Released 2006. Director: Sarah Polley
YOU WAKE UP ONE MORNING AND YOUR WIFE OF OVER 40 YEARS has no idea who you are. She doesn’t remember anything about your lives together. She doesn’t know your name and she’s never going to remember that you’re her husband. She’s here, but not really here.
Alzheimer’s Disease may not be everyone’s idea for a movie, but don’t let that stop you. Away From Her is an immaculately and delicately told story with quiet grace and understanding.
Having been told that she’s developing Alzheimer’s, Fiona decides to check herself into a nursing home rather than degenerating slowly in front of her husband. To help residents settle in and adjust to their new environment, the home forbids family visit for the first 30 days. At the end of this period, Fiona’s husband Grant goes to see her, flowers in hand. Fiona, who appears to be contented and normal, no longer knows Grant as her husband of four decades.
For actress Sarah Polley, who was only 28 years old when she tackled this challenging theme in her first attempt as a director, the achievement is all the more sweeter and notable because of her age.
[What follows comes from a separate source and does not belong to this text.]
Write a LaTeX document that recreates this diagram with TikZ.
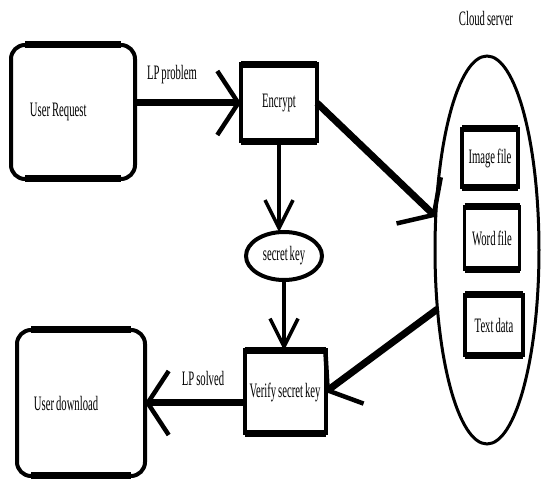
\documentclass[tikz,border=0pt]{standalone}
\usepackage{fontspec}
\setmainfont{Liberation Serif}[FakeStretch=0.52, WordSpace=0.75]
\usetikzlibrary{arrows.meta, positioning, shapes.geometric}

\begin{document}
\begin{tikzpicture}[
  x=1pt, y=-1pt,
  font=\fontsize{20.5}{22}\selectfont,
  user/.style={rectangle, draw, rounded corners=14pt, line width=4pt, inner sep=0pt, outer sep=0pt},
  proc/.style={rectangle, draw, line width=4pt, inner sep=0pt, outer sep=0pt},
  file/.style={rectangle, draw, line width=3.5pt, inner sep=0pt, outer sep=0pt},
  key/.style={ellipse, draw, line width=4pt, inner sep=0pt, outer sep=0pt},
  store/.style={ellipse, draw, line width=3pt, inner sep=0pt, outer sep=0pt},
  rim/.style={line width=7pt},
  flow/.style={line width=7pt, -{Straight Barb[length=21pt, width=64pt, line width=4.5pt 0]}},
  down/.style={line width=3.5pt, -{Straight Barb[length=28pt, width=28pt, line width=3.5pt 0]}}
]
  \useasboundingbox (0,0) rectangle (542,481);

  \node[user, minimum width=124pt, minimum height=134pt] (ureq) at (73,112) {\makebox[86pt][l]{User Request}};
  \node[proc, minimum width=76pt, minimum height=77pt] (enc) at (279,103) {Encrypt};
  \node[key, minimum width=76pt, minimum height=48pt] (sk) at (284,256) {secret key};
  \node[proc, minimum width=81pt, minimum height=83pt] (vsk) at (285,392) {Verify secret key};
  \node[user, minimum width=128pt, minimum height=146pt] (udl) at (81,403) {\makebox[94pt][l]{User download}};

  % cloud side
  \node[store, minimum width=104pt, minimum height=388pt] (cloud) at (487,250) {};
  \node (cs) at (486,18) {Cloud server};
  \node[file, minimum width=56pt, minimum height=59pt] (img) at (490,158) {Image file};
  \node[file, minimum width=55pt, minimum height=63pt] (word) at (492,238) {Word file};
  \node[file, minimum width=58pt, minimum height=61pt] (txt) at (494,325) {Text data};

  % heavier top and bottom edges
  \foreach \n in {enc, vsk, img, word, txt} {
    \draw[rim] (\n.north west) -- (\n.north east);
    \draw[rim] (\n.south west) -- (\n.south east);
  }
  \foreach \n in {ureq, udl} {
    \draw[rim] ([xshift=14pt]\n.north west) -- ([xshift=-14pt]\n.north east);
    \draw[rim] ([xshift=14pt]\n.south west) -- ([xshift=-14pt]\n.south east);
  }

  \draw[flow] (ureq.east |- enc.west) -- (enc.west);
  \node (lpp) at (172,75) {LP problem};
  \draw[down] (enc.south) -- (enc.south |- sk.north);
  \draw[down] (sk.south) -- (sk.south |- vsk.north);
  \draw[flow] (enc.east) -- (cloud.147);
  \draw[flow] (cloud.230) -- (vsk.east);
  \draw[flow] (udl.east -| vsk.west) -- (udl.east);
  \node (lps) at (203,378) {LP solved};
\end{tikzpicture}
\end{document}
Polley’s maturity and skills are evident in her remarkably serene and unsentimental approach. She maintains a gentle hold on the unfolding of the story with an unhurried rhythm, almost as if letting the characters find the time to locate their memories and live their lives while they’re unravelling.
Instead of painting a downbeat and gloomy picture, Polley floods the scenes with bright winter lights. In a way, everything appears clear and sharp, yet it’s also like a fade to white. Simplicity is obviously Polley’s guiding principle, one that is immensely effective and persuasive. Acting is top-notch. Julie Christie gives the year’s best performance of any actresses. Warm, piercing, even as her character’s memory fades, no pity, only dignity. As her despairing husband, Gordon Pinsent’s patience and melancholy gives the movie its emotional anchor.
The mentally debilitating condition is a journey nobody chooses, but Away From Her shows how bittersweet it can be when we allow ourselves the strength to adapt to a new reality.